God responds to our prayers and requests, often surprising us with unexpected grace. Sunday was one of those mornings for me.
I almost skipped church. Our granddaughter, on a sleepover overnight, had a cold and probably should stay in. However, I had promised to volunteer before the first service so my husband stayed home with Kinsey. Off I went.
Don Ross, our lead pastor at Creekside, alternates topical and expository (exploring a book of the Bible) preaching. We're currently in the middle of four weeks about Dealing with your own Worst Enemy: how to leave behind the past to freely embrace faith and practice. Last week, he talked about confessing our sin and sins as a release from guilt. Very cool and interesting. I thought about the talk for a few days.
|Cain and Abel: Durer woodcut|
Was I harboring unforgiveness? Had someone hurt me, whom I was "holding to account?" Immediately, I scribbled four names on my note sheet as God brought four events to mind. My writer's hand captured them: 1, 2, 3, 4. What?! That required no effort at all.
Don offered his listeners three practical responses: 1) forgive and move on; 2) consider forgiveness but hold expectations of others (hope they'd admit to hurting us); or 3) hang on to deep hurts.

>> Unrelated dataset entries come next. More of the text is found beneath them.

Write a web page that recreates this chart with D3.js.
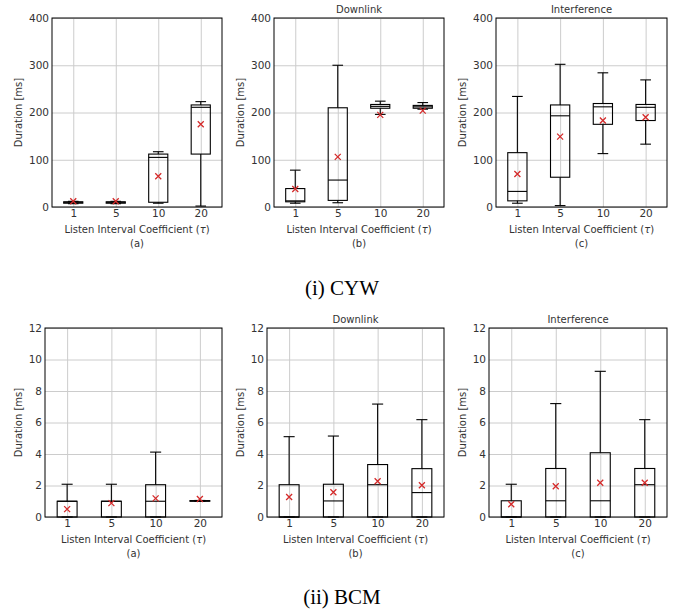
<!DOCTYPE html>
<html>
<head>
<meta charset="utf-8">
<script src="https://cdn.jsdelivr.net/npm/d3@7"></script>
<style>
  body { margin: 0; background: #fff; }
  svg { display: block; }
  .tick text { font-family: "DejaVu Sans", sans-serif; font-size: 10.5px; fill: #333; }
  .lbl { font-family: "DejaVu Sans", sans-serif; font-size: 10px; fill: #333; }
  .caption { font-family: "Liberation Serif", serif; font-size: 21px; fill: #000; }
</style>
</head>
<body>
<div class="canvas"></div>
<script>
// interval coefficients on the x axis
const categories = ['1', '5', '10', '20'];
const cywTicks = [0, 100, 200, 300, 400];
const bcmTicks = [0, 2, 4, 6, 8, 10, 12];

// box stats: whisker low, q1, median, q3, whisker high, mean
const cywIdle = [
  {cat: '1',  lo: 7,   q1: 8,   med: 10,  q3: 11,  hi: 12,  mean: 12},
  {cat: '5',  lo: 7,   q1: 8,   med: 10,  q3: 11,  hi: 12,  mean: 12},
  {cat: '10', lo: 8,   q1: 10,  med: 105, q3: 112, hi: 117, mean: 65},
  {cat: '20', lo: 2,   q1: 112, med: 211, q3: 216, hi: 223, mean: 175}
];
const cywDownlink = [
  {cat: '1',  lo: 8,   q1: 11,  med: 13,  q3: 39,  hi: 78,  mean: 38},
  {cat: '5',  lo: 9,   q1: 14,  med: 57,  q3: 210, hi: 300, mean: 106},
  {cat: '10', lo: 196, q1: 209, med: 213, q3: 217, hi: 224, mean: 195},
  {cat: '20', lo: 207, q1: 209, med: 212, q3: 215, hi: 221, mean: 204}
];
const cywInterf = [
  {cat: '1',  lo: 8,   q1: 13,  med: 33,  q3: 115, hi: 234, mean: 70},
  {cat: '5',  lo: 3,   q1: 63,  med: 193, q3: 216, hi: 302, mean: 149},
  {cat: '10', lo: 113, q1: 175, med: 212, q3: 219, hi: 284, mean: 183},
  {cat: '20', lo: 133, q1: 183, med: 211, q3: 217, hi: 269, mean: 190}
];
const bcmIdle = [
  {cat: '1',  lo: 0, q1: 0, med: 1,    q3: 1,    hi: 2.08, mean: 0.5},
  {cat: '5',  lo: 0, q1: 0, med: 1,    q3: 1,    hi: 2.08, mean: 0.88},
  {cat: '10', lo: 0, q1: 0, med: 1,    q3: 2.05, hi: 4.12, mean: 1.18},
  {cat: '20', lo: 1, q1: 1, med: 1.02, q3: 1.04, hi: 1.05, mean: 1.14}
];
const bcmDownlink = [
  {cat: '1',  lo: 0, q1: 0, med: 0,    q3: 2.05, hi: 5.1,  mean: 1.27},
  {cat: '5',  lo: 0, q1: 0, med: 1.02, q3: 2.08, hi: 5.14, mean: 1.57},
  {cat: '10', lo: 0, q1: 0, med: 2.05, q3: 3.33, hi: 7.17, mean: 2.27},
  {cat: '20', lo: 0, q1: 0, med: 1.55, q3: 3.07, hi: 6.18, mean: 2.02}
];
const bcmInterf = [
  {cat: '1',  lo: 0, q1: 0, med: 0,    q3: 1.03, hi: 2.08, mean: 0.81},
  {cat: '5',  lo: 0, q1: 0, med: 1.03, q3: 3.08, hi: 7.2,  mean: 1.95},
  {cat: '10', lo: 0, q1: 0, med: 1.03, q3: 4.08, hi: 9.25, mean: 2.17},
  {cat: '20', lo: 0, q1: 0, med: 2.05, q3: 3.08, hi: 6.18, mean: 2.17}
];

const svg = d3.select('.canvas')
  .append('svg')
    .attr('width', 684)
    .attr('height', 612);

function drawPanel(data, ticks, title, sub, box) {
  const w = box.right - box.left;
  const h = box.bottom - box.top;
  const graph = svg.append('g')
    .attr('transform', `translate(${box.left}, ${box.top})`);

  // matplotlib-like boxplot positions 1..4 with xlim 0.5..4.5
  const x = d3.scaleLinear().domain([0.5, categories.length + 0.5]).range([0, w]);
  const pos = c => x(categories.indexOf(c) + 1);
  const unit = x(1) - x(0);
  const y = d3.scaleLinear().domain([ticks[0], ticks[ticks.length - 1]]).range([h, 0]);

  const yAxisGroup = graph.append('g')
    .call(d3.axisLeft(y).tickValues(ticks).tickSize(-w).tickPadding(3));
  const xAxisGroup = graph.append('g')
    .attr('transform', `translate(0, ${h})`)
    .call(d3.axisBottom(x).tickValues(categories.map((c, i) => i + 1))
      .tickFormat((d, i) => categories[i]).tickSize(-h).tickPadding(3));

  [yAxisGroup, xAxisGroup].forEach(g => {
    g.select('.domain').remove();
    g.selectAll('.tick line').attr('stroke', '#cccccc').attr('stroke-width', 1);
  });

  const bw = unit * 0.45;
  const cw = unit * 0.25;
  const boxes = graph.selectAll('g.box')
    .data(data)
    .enter()
    .append('g')
      .attr('class', 'box')
      .attr('stroke', '#000')
      .attr('stroke-width', 1.1)
      .attr('fill', 'none');

  boxes.append('line')
    .attr('x1', d => pos(d.cat)).attr('x2', d => pos(d.cat))
    .attr('y1', d => y(d.hi)).attr('y2', d => y(d.q3));
  boxes.append('line')
    .attr('x1', d => pos(d.cat)).attr('x2', d => pos(d.cat))
    .attr('y1', d => y(d.lo)).attr('y2', d => y(d.q1));
  boxes.append('line')
    .attr('x1', d => pos(d.cat) - cw / 2).attr('x2', d => pos(d.cat) + cw / 2)
    .attr('y1', d => y(d.hi)).attr('y2', d => y(d.hi));
  boxes.append('line')
    .attr('x1', d => pos(d.cat) - cw / 2).attr('x2', d => pos(d.cat) + cw / 2)
    .attr('y1', d => y(d.lo)).attr('y2', d => y(d.lo));
  boxes.append('rect')
    .attr('x', d => pos(d.cat) - bw / 2)
    .attr('width', bw)
    .attr('y', d => y(d.q3))
    .attr('height', d => y(d.q1) - y(d.q3));
  boxes.append('line')
    .attr('x1', d => pos(d.cat) - bw / 2).attr('x2', d => pos(d.cat) + bw / 2)
    .attr('y1', d => y(d.med)).attr('y2', d => y(d.med));

  // mean markers
  const m = 3;
  graph.selectAll('path.mean')
    .data(data)
    .enter()
    .append('path')
      .attr('class', 'mean')
      .attr('d', d => {
        const cx = pos(d.cat), cy = y(d.mean);
        return `M${cx - m},${cy - m}L${cx + m},${cy + m}M${cx - m},${cy + m}L${cx + m},${cy - m}`;
      })
      .attr('stroke', '#d42a2a')
      .attr('stroke-width', 1.3)
      .attr('fill', 'none');

  // frame
  graph.append('rect')
    .attr('width', w).attr('height', h)
    .attr('fill', 'none').attr('stroke', '#000').attr('stroke-width', 1);

  // y label sits left of the widest tick label
  let maxW = 0;
  yAxisGroup.selectAll('.tick text').each(function() {
    maxW = Math.max(maxW, this.getComputedTextLength());
  });
  graph.append('text')
    .attr('class', 'lbl')
    .attr('text-anchor', 'middle')
    .attr('transform', `translate(${-(3 + maxW + 7)}, ${h / 2}) rotate(-90)`)
    .text('Duration [ms]');

  const xl = graph.append('text')
    .attr('class', 'lbl')
    .attr('text-anchor', 'middle')
    .attr('x', w / 2).attr('y', h + 25.5)
    .text('Listen Interval Coefficient (');
  xl.append('tspan').attr('font-style', 'italic').text('τ');
  xl.append('tspan').text(')');

  graph.append('text')
    .attr('class', 'lbl')
    .attr('text-anchor', 'middle')
    .attr('x', w / 2).attr('y', h + 39.5)
    .text(sub);

  if (title) {
    graph.append('text')
      .attr('class', 'lbl')
      .attr('text-anchor', 'middle')
      .attr('x', w / 2).attr('y', -5)
      .text(title);
  }
}

drawPanel(cywIdle,     cywTicks, '',             '(a)', {left: 52,  right: 222, top: 18,  bottom: 207});
drawPanel(cywDownlink, cywTicks, 'Downlink',     '(b)', {left: 274, right: 444, top: 18,  bottom: 207});
drawPanel(cywInterf,   cywTicks, 'Interference', '(c)', {left: 496, right: 667, top: 18,  bottom: 207});
drawPanel(bcmIdle,     bcmTicks, '',             '(a)', {left: 45,  right: 222, top: 328, bottom: 517});
drawPanel(bcmDownlink, bcmTicks, 'Downlink',     '(b)', {left: 267, right: 444, top: 328, bottom: 517});
drawPanel(bcmInterf,   bcmTicks, 'Interference', '(c)', {left: 489, right: 667, top: 328, bottom: 517});

svg.append('text')
  .attr('class', 'caption')
  .attr('text-anchor', 'middle')
  .attr('x', 342).attr('y', 295)
  .text('(i) CYW');
svg.append('text')
  .attr('class', 'caption')
  .attr('text-anchor', 'middle')
  .attr('x', 342).attr('y', 604)
  .text('(ii) BCM');
</script>
</body>
</html>
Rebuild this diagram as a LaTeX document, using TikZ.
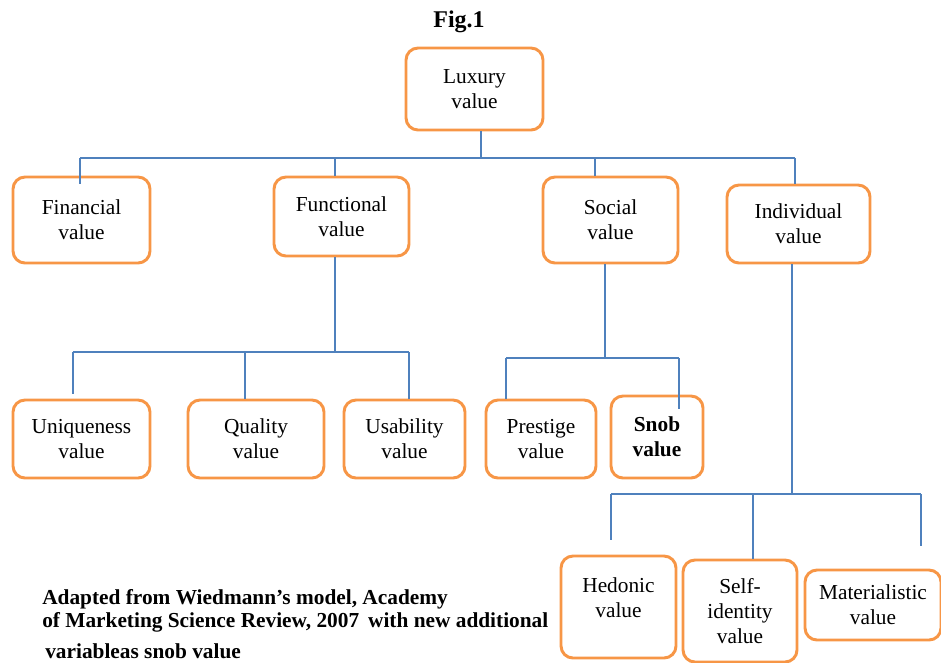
\documentclass[tikz,border=0pt]{standalone}
\usepackage{fontspec}
\setmainfont{Liberation Serif}
\definecolor{boxorange}{HTML}{F79646}
\definecolor{linkblue}{HTML}{4F81BD}

\begin{document}
\begin{tikzpicture}[x=0.75pt, y=-0.75pt,
  valbox/.style={align=center, draw=boxorange, line width=2.2pt, rounded corners=9pt,
    fill=white, inner sep=2pt, font=\fontsize{16}{19}\selectfont},
  link/.style={draw=linkblue, line width=1.1pt},
  note/.style={anchor=base west, inner sep=0pt, font=\fontsize{16}{19}\selectfont\bfseries}]
\useasboundingbox (0,0) rectangle (941,662);

\node[font=\fontsize{18}{21}\selectfont\bfseries] (fig) at (459, 22) {Fig.1};

\node[valbox, minimum width=102.75pt, minimum height=61.5pt] (lux) at (474.5, 89) {Luxury\\value};
\node[valbox, minimum width=102.75pt, minimum height=64.5pt] (fin) at (81.5, 220) {Financial\\value};
\node[valbox, minimum width=101.25pt, minimum height=59.25pt] (func) at (341.5, 216.5) {Functional\\value};
\node[valbox, minimum width=101.25pt, minimum height=64.5pt] (soc) at (610.5, 220) {Social\\value};
\node[valbox, minimum width=107.25pt, minimum height=58.5pt] (ind) at (798.5, 224) {Individual\\value};
\node[valbox, minimum width=102.75pt, minimum height=58.5pt] (uniq) at (81.5, 439) {Uniqueness\\value};
\node[valbox, minimum width=102pt, minimum height=58.5pt] (qual) at (256, 439) {Quality\\value};
\node[valbox, minimum width=90.75pt, minimum height=58.5pt] (usab) at (404.5, 439) {Usability\\value};
\node[valbox, minimum width=82.5pt, minimum height=58.5pt] (prest) at (541, 439) {Prestige\\value};
\node[valbox, minimum width=69pt, minimum height=61.5pt] (snob) at (657, 437) {\textbf{Snob}\\\textbf{value}};
\node[valbox, minimum width=86.25pt, minimum height=76.5pt] (hed) at (618.5, 607) {Hedonic\\value\\[-5pt]};
\node[valbox, minimum width=85.5pt, minimum height=76.5pt] (self) at (740, 611) {Self-\\identity\\value};
\node[valbox, minimum width=102pt, minimum height=52.5pt] (mat) at (873, 605) {Materialistic\\value};

% bus lines
\coordinate (bus1) at (0, 158);
\coordinate (bus2) at (0, 352);
\coordinate (bus3) at (0, 358);
\coordinate (bus4) at (0, 494);

% luxury to first level
\draw[link] ([xshift=4.9pt]lux.south) -- ([xshift=4.9pt]lux.south |- bus1);
\draw[link] ([xshift=-1.1pt]fin.north |- bus1) -- ([xshift=-2.6pt]ind.north |- bus1);
\draw[link] ([xshift=-1.1pt]fin.north |- bus1) -- ([shift={(-1.1pt,-6pt)}]fin.north);
\draw[link] ([xshift=-4.9pt]func.north |- bus1) -- ([xshift=-4.9pt]func.north);
\draw[link] ([xshift=-11.6pt]soc.north |- bus1) -- ([xshift=-11.6pt]soc.north);
\draw[link] ([xshift=-2.6pt]ind.north |- bus1) -- ([xshift=-2.6pt]ind.north);

% functional
\draw[link] ([xshift=-4.9pt]func.south) -- ([xshift=-4.9pt]func.south |- bus2);
\draw[link] ([xshift=-6.4pt]uniq.north |- bus2) -- ([xshift=3.4pt]usab.north |- bus2);
\draw[link] ([xshift=-6.4pt]uniq.north |- bus2) -- ([shift={(-6.4pt,3.75pt)}]uniq.north);
\draw[link] ([xshift=-8.25pt]qual.north |- bus2) -- ([xshift=-8.25pt]qual.north);
\draw[link] ([xshift=3.4pt]usab.north |- bus2) -- ([xshift=3.4pt]usab.north);

% social
\draw[link] ([xshift=-4.1pt]soc.south) -- ([xshift=-4.1pt]soc.south |- bus3);
\draw[link] ([xshift=-26.25pt]prest.north |- bus3) -- ([xshift=16.5pt]snob.north |- bus3);
\draw[link] ([xshift=-26.25pt]prest.north |- bus3) -- ([xshift=-26.25pt]prest.north);
\draw[link] ([xshift=16.5pt]snob.north |- bus3) -- ([shift={(16.5pt,-10.5pt)}]snob.north);

% individual
\draw[link] ([xshift=-4.9pt]ind.south) -- ([xshift=-4.9pt]ind.south |- bus4);
\draw[link] ([xshift=-5.6pt]hed.north |- bus4) -- ([xshift=36pt]mat.north |- bus4);
\draw[link] ([xshift=-5.6pt]hed.north |- bus4) -- ([shift={(-5.6pt,11.25pt)}]hed.north);
\draw[link] ([xshift=9.75pt]self.north |- bus4) -- ([xshift=9.75pt]self.north);
\draw[link] ([xshift=36pt]mat.north |- bus4) -- ([shift={(36pt,17.25pt)}]mat.north);

\node[note] (cap1) at (42, 604) {Adapted from Wiedmann’s model, Academy};
\node[note] (cap2) at (42, 627) {of Marketing Science Review, 2007\, with new additional};
\node[note] (cap3) at (45, 658) {variableas snob value};
\end{tikzpicture}
\end{document}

Happiness and relief flooded me as I drove home. "I almost missed it!" I said aloud in the confines of the car. "I almost stayed home today." Oh, thank God!!! for a word spoken in a season of openness and inquiry.
This morning, the music inside my body plays happy worship. God reminded me how he has continually refreshed my life by taking away such barriers to freedom and ministry:
- As young adults, one of the guys from youth group apologized for his hurtful words, spoken years earlier. I didn't remember at all. His words had fallen to the ground unarmed and he had suffered alone. After I gladly forgave, his joyful demeanor remained in my memory.
- One morning, driving home from an errand, God spoke "forgive, forgive" into my heart. Nothing more, just "forgive." I began considering what that strong urging meant. Later that day I found out one family member's treachery to another. My heart had been prepared.
- More recently, two of us mutually admitted our lack of cooperation. Since then, we've become friends and I look forward to seeing him rather than avoiding our meetings.
- Open your heart to God. Pray. Acknowledge your inability to do life without God's help. Ask him to make the path clear.
- Participate in a community of faith where God is speaking, ready to hear what God says. I got to church that day because I was "working" that morning.
- Trust God to approach you when the time is right. He rarely forces his children to obey but provides ongoing opportunities to follow him.
- Do what God asks. When your heart starts to pound (or your spirit resists) at confrontation with a biblical truth, you get to decide: yes or no? Obey or rebel? The choice is yours each time. If what's right seems too hard or your will stubbornly refuses, ask God's help. He'll strengthen you so you can thrive rather than exist.
|Happily removing things that strangle us|
*The LORD is God, shining upon us. Psalm 118:27
*It is God who is at work in you, enabling you both to will and to work for his good pleasure. Philippians 2:13
Moravian Prayer: Work in us, dear Lord. Shape us into the vessel of your will as we do your works of grace. Bend us into your likeness, Lord Jesus and may the Holy Spirit complete in us all your gifts. Amen.